Task to complete
Reproduce the records. Keep every word exact and include no images.
:: Data
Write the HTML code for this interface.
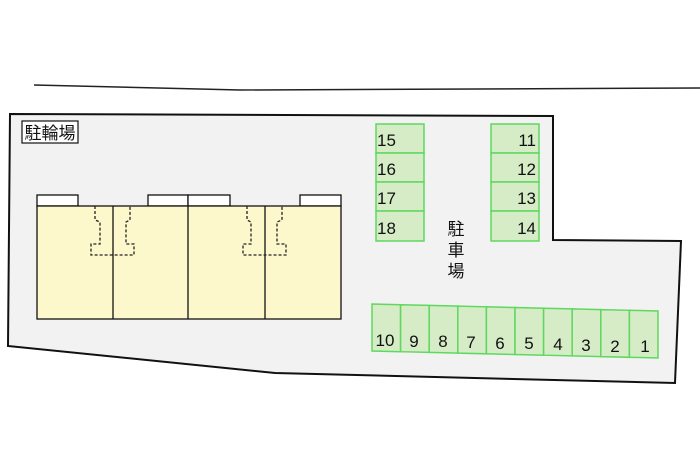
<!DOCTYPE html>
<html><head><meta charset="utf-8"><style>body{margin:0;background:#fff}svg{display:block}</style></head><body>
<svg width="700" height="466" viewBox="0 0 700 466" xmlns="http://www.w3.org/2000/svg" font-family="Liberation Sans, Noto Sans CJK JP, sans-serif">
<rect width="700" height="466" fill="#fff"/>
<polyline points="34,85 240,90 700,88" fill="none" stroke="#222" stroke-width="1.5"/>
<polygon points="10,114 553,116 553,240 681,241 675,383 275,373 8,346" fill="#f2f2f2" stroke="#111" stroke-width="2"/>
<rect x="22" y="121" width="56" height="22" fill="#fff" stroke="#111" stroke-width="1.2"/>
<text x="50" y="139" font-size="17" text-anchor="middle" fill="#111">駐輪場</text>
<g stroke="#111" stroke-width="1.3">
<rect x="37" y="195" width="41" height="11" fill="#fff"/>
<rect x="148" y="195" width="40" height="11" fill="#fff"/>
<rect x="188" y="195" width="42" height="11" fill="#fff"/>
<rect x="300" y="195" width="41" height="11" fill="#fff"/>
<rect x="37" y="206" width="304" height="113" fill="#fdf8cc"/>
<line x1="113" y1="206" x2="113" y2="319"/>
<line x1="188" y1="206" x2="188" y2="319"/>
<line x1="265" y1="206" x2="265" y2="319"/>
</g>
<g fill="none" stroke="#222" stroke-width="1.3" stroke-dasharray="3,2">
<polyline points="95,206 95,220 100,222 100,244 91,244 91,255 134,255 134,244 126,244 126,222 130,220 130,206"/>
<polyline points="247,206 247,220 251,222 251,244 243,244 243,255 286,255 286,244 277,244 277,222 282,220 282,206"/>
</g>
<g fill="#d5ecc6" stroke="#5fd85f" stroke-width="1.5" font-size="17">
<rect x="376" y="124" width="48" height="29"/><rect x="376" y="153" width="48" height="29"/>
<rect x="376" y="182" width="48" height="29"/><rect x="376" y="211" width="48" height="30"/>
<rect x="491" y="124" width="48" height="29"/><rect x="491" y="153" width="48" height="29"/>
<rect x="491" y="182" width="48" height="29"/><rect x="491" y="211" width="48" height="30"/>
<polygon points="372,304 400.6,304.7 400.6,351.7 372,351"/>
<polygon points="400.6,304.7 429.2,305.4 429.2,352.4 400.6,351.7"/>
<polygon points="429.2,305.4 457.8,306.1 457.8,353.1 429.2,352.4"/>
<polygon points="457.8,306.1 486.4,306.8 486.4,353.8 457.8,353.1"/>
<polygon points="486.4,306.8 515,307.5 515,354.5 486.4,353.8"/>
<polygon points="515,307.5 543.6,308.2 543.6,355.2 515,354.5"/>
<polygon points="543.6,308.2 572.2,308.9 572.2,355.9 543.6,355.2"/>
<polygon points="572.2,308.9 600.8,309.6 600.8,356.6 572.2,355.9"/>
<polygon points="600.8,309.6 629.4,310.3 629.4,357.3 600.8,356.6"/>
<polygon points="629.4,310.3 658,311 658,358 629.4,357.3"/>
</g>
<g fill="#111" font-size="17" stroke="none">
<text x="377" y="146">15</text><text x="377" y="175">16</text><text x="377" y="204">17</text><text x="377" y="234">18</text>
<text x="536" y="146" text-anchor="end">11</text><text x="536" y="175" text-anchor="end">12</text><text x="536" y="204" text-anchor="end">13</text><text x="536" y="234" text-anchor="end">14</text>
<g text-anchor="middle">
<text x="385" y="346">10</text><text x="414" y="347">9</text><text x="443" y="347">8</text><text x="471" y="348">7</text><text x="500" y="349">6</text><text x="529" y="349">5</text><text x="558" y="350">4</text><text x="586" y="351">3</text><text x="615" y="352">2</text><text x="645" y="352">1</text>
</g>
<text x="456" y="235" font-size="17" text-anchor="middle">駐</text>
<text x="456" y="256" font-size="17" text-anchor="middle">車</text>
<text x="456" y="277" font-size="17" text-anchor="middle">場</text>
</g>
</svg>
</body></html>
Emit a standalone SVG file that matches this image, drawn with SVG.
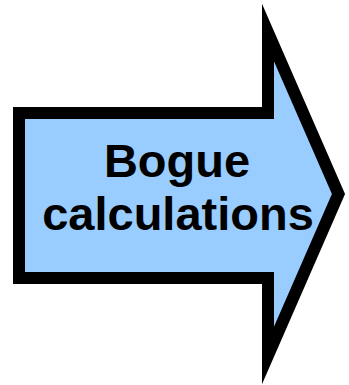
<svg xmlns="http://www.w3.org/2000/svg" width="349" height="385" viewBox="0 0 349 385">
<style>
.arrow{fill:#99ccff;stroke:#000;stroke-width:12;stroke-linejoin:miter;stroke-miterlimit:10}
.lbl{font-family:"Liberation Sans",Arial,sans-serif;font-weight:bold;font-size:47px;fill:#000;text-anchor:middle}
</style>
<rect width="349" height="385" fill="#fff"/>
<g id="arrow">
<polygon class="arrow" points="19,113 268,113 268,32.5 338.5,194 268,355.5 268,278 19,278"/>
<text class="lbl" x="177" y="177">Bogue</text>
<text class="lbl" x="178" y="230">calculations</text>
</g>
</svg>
::::
The reply
Write the HTML code for this interface.
<!DOCTYPE html>
<html><head><meta charset="utf-8"><style>body{margin:0;background:#fff}svg{display:block}</style></head><body>
<svg width="700" height="466" viewBox="0 0 700 466" xmlns="http://www.w3.org/2000/svg" font-family="Liberation Sans, Noto Sans CJK JP, sans-serif">
<rect width="700" height="466" fill="#fff"/>
<polyline points="34,85 240,90 700,88" fill="none" stroke="#222" stroke-width="1.5"/>
<polygon points="10,114 553,116 553,240 681,241 675,383 275,373 8,346" fill="#f2f2f2" stroke="#111" stroke-width="2"/>
<rect x="22" y="121" width="56" height="22" fill="#fff" stroke="#111" stroke-width="1.2"/>
<text x="50" y="139" font-size="17" text-anchor="middle" fill="#111">駐輪場</text>
<g stroke="#111" stroke-width="1.3">
<rect x="37" y="195" width="41" height="11" fill="#fff"/>
<rect x="148" y="195" width="40" height="11" fill="#fff"/>
<rect x="188" y="195" width="42" height="11" fill="#fff"/>
<rect x="300" y="195" width="41" height="11" fill="#fff"/>
<rect x="37" y="206" width="304" height="113" fill="#fdf8cc"/>
<line x1="113" y1="206" x2="113" y2="319"/>
<line x1="188" y1="206" x2="188" y2="319"/>
<line x1="265" y1="206" x2="265" y2="319"/>
</g>
<g fill="none" stroke="#222" stroke-width="1.3" stroke-dasharray="3,2">
<polyline points="95,206 95,220 100,222 100,244 91,244 91,255 134,255 134,244 126,244 126,222 130,220 130,206"/>
<polyline points="247,206 247,220 251,222 251,244 243,244 243,255 286,255 286,244 277,244 277,222 282,220 282,206"/>
</g>
<g fill="#d5ecc6" stroke="#5fd85f" stroke-width="1.5" font-size="17">
<rect x="376" y="124" width="48" height="29"/><rect x="376" y="153" width="48" height="29"/>
<rect x="376" y="182" width="48" height="29"/><rect x="376" y="211" width="48" height="30"/>
<rect x="491" y="124" width="48" height="29"/><rect x="491" y="153" width="48" height="29"/>
<rect x="491" y="182" width="48" height="29"/><rect x="491" y="211" width="48" height="30"/>
<polygon points="372,304 400.6,304.7 400.6,351.7 372,351"/>
<polygon points="400.6,304.7 429.2,305.4 429.2,352.4 400.6,351.7"/>
<polygon points="429.2,305.4 457.8,306.1 457.8,353.1 429.2,352.4"/>
<polygon points="457.8,306.1 486.4,306.8 486.4,353.8 457.8,353.1"/>
<polygon points="486.4,306.8 515,307.5 515,354.5 486.4,353.8"/>
<polygon points="515,307.5 543.6,308.2 543.6,355.2 515,354.5"/>
<polygon points="543.6,308.2 572.2,308.9 572.2,355.9 543.6,355.2"/>
<polygon points="572.2,308.9 600.8,309.6 600.8,356.6 572.2,355.9"/>
<polygon points="600.8,309.6 629.4,310.3 629.4,357.3 600.8,356.6"/>
<polygon points="629.4,310.3 658,311 658,358 629.4,357.3"/>
</g>
<g fill="#111" font-size="17" stroke="none">
<text x="377" y="146">15</text><text x="377" y="175">16</text><text x="377" y="204">17</text><text x="377" y="234">18</text>
<text x="536" y="146" text-anchor="end">11</text><text x="536" y="175" text-anchor="end">12</text><text x="536" y="204" text-anchor="end">13</text><text x="536" y="234" text-anchor="end">14</text>
<g text-anchor="middle">
<text x="385" y="346">10</text><text x="414" y="347">9</text><text x="443" y="347">8</text><text x="471" y="348">7</text><text x="500" y="349">6</text><text x="529" y="349">5</text><text x="558" y="350">4</text><text x="586" y="351">3</text><text x="615" y="352">2</text><text x="645" y="352">1</text>
</g>
<text x="456" y="235" font-size="17" text-anchor="middle">駐</text>
<text x="456" y="256" font-size="17" text-anchor="middle">車</text>
<text x="456" y="277" font-size="17" text-anchor="middle">場</text>
</g>
</svg>
</body></html>
Emit a standalone SVG file that matches this image, drawn with SVG.
<svg xmlns="http://www.w3.org/2000/svg" width="349" height="385" viewBox="0 0 349 385">
<style>
.arrow{fill:#99ccff;stroke:#000;stroke-width:12;stroke-linejoin:miter;stroke-miterlimit:10}
.lbl{font-family:"Liberation Sans",Arial,sans-serif;font-weight:bold;font-size:47px;fill:#000;text-anchor:middle}
</style>
<rect width="349" height="385" fill="#fff"/>
<g id="arrow">
<polygon class="arrow" points="19,113 268,113 268,32.5 338.5,194 268,355.5 268,278 19,278"/>
<text class="lbl" x="177" y="177">Bogue</text>
<text class="lbl" x="178" y="230">calculations</text>
</g>
</svg>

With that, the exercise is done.